The Windsor decision didn’t address this situation — Windsor involved a same-sex couple who were married in one state in which same-sex marriage was legal, who then moved to another state in which same-sex marriage was legal. The Court in Windsor said that it was unconstitutional for federal law to treat the couple in these circumstances as “not married.” But Windsor did not address what would happen if a validly-married same-sex couple moved to a state where same-sex marriage was not recognized.
Is all of that clear as mud? For even more confusion, read this.
The changes proposed to the FMLA regulations would essentially provide for uniform treatment of same-sex spouses by looking at the “state of celebration” (the state where the marriage was entered) instead of “state of residence.” In other words, if you are validly married according to the laws of the state in which you got married, then you are “spouses” for FMLA purposes regardless of where you may live in the future.
This is NOT what we mean by “State of Celebration.”
The DOL argues that its proposed changes will provide for more consistency, which will make things easier for same-sex couples and for employers who have multi-state operations. The DOL also noted that the U.S. Department of Defense already follows a “state of celebration” rule for military spouses.
Whew.

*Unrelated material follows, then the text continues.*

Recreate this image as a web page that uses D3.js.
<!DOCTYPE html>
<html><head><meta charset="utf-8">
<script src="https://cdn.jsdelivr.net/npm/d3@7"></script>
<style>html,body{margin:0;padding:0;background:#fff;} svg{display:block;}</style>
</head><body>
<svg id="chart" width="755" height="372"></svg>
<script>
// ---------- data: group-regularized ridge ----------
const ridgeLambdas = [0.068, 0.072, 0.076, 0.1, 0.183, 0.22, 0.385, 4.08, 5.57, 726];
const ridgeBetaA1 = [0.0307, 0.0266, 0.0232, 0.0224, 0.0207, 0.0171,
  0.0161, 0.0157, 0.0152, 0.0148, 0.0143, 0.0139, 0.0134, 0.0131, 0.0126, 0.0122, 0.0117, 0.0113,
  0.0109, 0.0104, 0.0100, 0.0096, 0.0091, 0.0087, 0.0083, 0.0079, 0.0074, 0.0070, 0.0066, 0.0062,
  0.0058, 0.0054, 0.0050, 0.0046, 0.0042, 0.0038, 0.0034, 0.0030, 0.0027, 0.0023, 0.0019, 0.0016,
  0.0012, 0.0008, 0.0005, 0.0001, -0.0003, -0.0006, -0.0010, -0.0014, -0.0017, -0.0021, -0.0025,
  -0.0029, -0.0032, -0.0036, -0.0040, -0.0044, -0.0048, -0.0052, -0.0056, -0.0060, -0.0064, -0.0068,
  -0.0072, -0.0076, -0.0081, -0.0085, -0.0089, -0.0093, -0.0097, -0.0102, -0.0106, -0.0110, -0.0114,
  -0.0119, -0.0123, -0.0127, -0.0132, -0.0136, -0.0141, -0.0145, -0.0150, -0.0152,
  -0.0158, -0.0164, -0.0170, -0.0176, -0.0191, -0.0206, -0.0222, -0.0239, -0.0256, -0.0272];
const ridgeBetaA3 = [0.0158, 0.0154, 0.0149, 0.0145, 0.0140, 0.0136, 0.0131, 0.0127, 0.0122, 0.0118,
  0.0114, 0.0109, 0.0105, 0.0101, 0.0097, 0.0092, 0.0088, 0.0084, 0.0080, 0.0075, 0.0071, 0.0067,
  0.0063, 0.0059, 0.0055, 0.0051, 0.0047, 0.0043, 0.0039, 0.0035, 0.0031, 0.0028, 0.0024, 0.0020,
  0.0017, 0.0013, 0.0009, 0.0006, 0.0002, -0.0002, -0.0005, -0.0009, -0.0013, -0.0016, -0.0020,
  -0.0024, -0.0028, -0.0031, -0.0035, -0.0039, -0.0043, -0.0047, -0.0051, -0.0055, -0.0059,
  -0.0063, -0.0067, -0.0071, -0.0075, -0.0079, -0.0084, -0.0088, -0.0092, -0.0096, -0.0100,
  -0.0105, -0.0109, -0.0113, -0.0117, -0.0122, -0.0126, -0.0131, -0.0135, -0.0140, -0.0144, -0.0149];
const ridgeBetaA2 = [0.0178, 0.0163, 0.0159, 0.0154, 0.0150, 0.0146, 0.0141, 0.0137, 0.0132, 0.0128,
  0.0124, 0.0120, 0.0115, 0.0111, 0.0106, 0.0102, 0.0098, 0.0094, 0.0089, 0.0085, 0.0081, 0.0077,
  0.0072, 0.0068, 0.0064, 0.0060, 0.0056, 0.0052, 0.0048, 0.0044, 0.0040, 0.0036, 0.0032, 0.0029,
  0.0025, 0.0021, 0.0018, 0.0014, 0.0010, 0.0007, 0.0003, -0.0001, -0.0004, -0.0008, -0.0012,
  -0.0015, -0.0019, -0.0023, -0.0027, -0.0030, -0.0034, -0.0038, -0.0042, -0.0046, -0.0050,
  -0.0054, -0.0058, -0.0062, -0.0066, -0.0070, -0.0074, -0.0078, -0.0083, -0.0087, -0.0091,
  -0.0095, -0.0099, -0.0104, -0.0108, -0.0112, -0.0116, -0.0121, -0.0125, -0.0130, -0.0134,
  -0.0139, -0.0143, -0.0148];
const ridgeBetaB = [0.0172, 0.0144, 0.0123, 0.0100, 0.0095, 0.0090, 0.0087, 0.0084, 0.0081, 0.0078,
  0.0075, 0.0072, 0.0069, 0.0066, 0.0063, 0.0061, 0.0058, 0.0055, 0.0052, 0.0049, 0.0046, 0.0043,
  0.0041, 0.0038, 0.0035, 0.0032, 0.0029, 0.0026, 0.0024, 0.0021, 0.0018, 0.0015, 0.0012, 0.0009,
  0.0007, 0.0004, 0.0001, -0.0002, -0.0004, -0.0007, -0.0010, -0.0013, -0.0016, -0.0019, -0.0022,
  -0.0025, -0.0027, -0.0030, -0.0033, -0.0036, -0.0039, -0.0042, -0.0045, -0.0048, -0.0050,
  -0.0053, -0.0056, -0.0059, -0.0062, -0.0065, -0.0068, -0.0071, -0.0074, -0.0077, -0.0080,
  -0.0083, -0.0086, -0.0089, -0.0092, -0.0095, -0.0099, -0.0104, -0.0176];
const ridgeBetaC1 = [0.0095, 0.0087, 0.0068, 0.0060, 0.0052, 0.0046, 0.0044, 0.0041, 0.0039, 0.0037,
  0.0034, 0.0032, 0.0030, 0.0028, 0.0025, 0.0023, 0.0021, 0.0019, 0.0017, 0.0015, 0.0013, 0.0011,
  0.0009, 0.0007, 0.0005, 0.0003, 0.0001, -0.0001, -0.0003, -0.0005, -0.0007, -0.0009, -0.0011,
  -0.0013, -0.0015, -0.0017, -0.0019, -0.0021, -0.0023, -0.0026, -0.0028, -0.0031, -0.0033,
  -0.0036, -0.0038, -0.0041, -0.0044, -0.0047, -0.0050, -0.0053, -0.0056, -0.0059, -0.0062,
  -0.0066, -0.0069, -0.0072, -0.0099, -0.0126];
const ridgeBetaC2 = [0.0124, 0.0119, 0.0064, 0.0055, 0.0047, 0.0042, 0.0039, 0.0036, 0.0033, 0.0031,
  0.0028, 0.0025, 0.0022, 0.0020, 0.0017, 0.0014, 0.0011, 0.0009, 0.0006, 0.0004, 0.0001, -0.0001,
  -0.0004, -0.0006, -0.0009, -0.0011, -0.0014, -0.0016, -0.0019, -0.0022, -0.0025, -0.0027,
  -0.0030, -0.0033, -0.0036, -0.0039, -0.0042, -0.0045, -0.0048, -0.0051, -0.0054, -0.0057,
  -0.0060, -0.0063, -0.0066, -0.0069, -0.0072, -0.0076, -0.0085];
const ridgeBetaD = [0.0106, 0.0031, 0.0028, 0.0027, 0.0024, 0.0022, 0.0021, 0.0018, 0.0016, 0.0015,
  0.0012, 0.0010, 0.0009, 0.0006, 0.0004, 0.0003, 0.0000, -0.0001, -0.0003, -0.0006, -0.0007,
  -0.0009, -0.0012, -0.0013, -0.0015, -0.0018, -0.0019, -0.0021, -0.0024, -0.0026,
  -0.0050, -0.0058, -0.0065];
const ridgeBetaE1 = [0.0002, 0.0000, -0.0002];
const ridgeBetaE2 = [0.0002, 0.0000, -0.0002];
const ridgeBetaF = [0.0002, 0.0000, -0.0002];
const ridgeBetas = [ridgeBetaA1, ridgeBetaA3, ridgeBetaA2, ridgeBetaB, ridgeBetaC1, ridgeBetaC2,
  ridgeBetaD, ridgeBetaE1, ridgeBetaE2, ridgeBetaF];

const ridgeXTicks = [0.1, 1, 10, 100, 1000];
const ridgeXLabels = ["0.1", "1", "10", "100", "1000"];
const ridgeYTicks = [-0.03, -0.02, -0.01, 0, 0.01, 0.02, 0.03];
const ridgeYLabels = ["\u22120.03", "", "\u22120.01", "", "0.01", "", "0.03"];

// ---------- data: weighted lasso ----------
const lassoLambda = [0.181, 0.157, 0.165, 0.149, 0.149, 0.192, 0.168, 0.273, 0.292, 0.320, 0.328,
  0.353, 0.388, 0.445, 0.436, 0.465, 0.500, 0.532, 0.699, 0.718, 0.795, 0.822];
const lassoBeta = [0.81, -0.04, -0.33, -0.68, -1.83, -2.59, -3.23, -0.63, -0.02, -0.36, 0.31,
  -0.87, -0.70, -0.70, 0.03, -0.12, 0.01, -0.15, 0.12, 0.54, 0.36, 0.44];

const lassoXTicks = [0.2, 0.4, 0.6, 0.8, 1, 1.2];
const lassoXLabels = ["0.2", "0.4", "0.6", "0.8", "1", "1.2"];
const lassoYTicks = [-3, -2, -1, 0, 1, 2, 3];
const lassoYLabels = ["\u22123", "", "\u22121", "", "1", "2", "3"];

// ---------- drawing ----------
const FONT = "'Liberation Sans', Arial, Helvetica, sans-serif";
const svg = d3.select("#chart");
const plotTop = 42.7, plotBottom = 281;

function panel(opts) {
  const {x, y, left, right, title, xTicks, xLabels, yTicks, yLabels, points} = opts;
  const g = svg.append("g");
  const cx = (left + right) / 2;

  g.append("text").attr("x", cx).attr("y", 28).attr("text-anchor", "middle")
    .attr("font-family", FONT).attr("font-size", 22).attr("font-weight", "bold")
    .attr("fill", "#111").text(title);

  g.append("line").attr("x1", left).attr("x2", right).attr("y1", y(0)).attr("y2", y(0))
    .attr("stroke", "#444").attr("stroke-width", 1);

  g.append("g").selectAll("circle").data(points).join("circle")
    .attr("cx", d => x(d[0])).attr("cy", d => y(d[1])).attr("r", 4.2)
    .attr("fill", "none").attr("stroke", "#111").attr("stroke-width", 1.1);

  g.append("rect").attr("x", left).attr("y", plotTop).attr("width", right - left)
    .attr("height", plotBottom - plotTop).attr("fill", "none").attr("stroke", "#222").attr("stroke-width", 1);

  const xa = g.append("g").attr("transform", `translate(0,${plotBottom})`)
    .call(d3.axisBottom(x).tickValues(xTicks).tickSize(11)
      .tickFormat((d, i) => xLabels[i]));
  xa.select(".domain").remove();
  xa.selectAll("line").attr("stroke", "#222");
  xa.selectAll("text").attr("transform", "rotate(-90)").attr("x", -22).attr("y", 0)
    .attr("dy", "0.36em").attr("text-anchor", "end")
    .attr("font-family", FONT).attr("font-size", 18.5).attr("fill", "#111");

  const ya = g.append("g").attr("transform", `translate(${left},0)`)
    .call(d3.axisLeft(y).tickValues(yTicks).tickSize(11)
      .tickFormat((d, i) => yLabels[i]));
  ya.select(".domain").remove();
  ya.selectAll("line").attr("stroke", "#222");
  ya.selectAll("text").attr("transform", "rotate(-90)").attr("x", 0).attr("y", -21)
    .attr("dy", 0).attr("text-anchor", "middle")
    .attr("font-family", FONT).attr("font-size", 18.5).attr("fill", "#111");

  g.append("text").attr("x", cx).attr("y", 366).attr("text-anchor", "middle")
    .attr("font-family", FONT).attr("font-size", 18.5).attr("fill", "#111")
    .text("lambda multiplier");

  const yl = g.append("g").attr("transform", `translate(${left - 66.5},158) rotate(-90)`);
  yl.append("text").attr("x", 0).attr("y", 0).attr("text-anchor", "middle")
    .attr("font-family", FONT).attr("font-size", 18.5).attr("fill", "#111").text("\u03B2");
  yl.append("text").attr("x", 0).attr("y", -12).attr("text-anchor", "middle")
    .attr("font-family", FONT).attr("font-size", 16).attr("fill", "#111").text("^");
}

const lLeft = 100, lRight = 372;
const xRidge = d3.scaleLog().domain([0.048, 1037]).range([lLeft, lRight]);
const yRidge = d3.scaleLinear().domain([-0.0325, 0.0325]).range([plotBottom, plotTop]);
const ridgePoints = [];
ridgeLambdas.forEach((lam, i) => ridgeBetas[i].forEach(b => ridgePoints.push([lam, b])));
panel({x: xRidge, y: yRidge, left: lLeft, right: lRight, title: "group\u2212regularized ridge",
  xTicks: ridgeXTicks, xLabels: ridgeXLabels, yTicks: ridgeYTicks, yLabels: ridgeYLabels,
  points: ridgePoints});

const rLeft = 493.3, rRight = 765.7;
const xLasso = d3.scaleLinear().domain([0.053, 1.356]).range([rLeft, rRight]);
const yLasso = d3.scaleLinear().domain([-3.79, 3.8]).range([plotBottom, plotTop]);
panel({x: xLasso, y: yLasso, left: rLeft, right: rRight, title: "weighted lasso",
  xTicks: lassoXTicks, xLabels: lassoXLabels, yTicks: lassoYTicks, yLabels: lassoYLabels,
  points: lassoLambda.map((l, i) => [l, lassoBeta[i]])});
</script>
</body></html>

OK! Now!
Here are the highlights of the proposed FMLA rule:
1) Instead of using “place of residence” in determining whether a couple is validly married, the proposed rule would use “place of celebration” — that is, the place where the marriage was entered. So if Sue and Josephine get legally married in Massachusetts, they will be eligible for spousal FMLA leave regardless of where they live afterward. (Assuming, of course, that they work for a “covered” employer, meet the eligibility requirements for FMLA leave, haven’t already used their allotted FMLA leave, and need the leave for a qualifying reason.)
2) The FMLA definitions in the proposed rule expressly state that “husband and wife” includes same-sex spouses.
3) For same-sex couples who were married outside the United States, they will be considered “husband and wife” as long as the marriage (a) was valid where entered, and (b) would be considered valid in at least one (presumably U.S.) state.
Falling like dominoes and dropping like flies: This week, two judges of a three-judge panel of the U.S. Court of Appeals for the Tenth Circuit* affirmed a decision striking down Utah’s ban on same-sex marriage. This is the first appellate-level decision we have on this issue. And a federal district judge in Indiana has struck down Indiana’s ban.
*The Tenth Circuit hears appeals from federal courts in the states of Colorado, Kansas, New Mexico, Oklahoma, Utah, and Wyoming.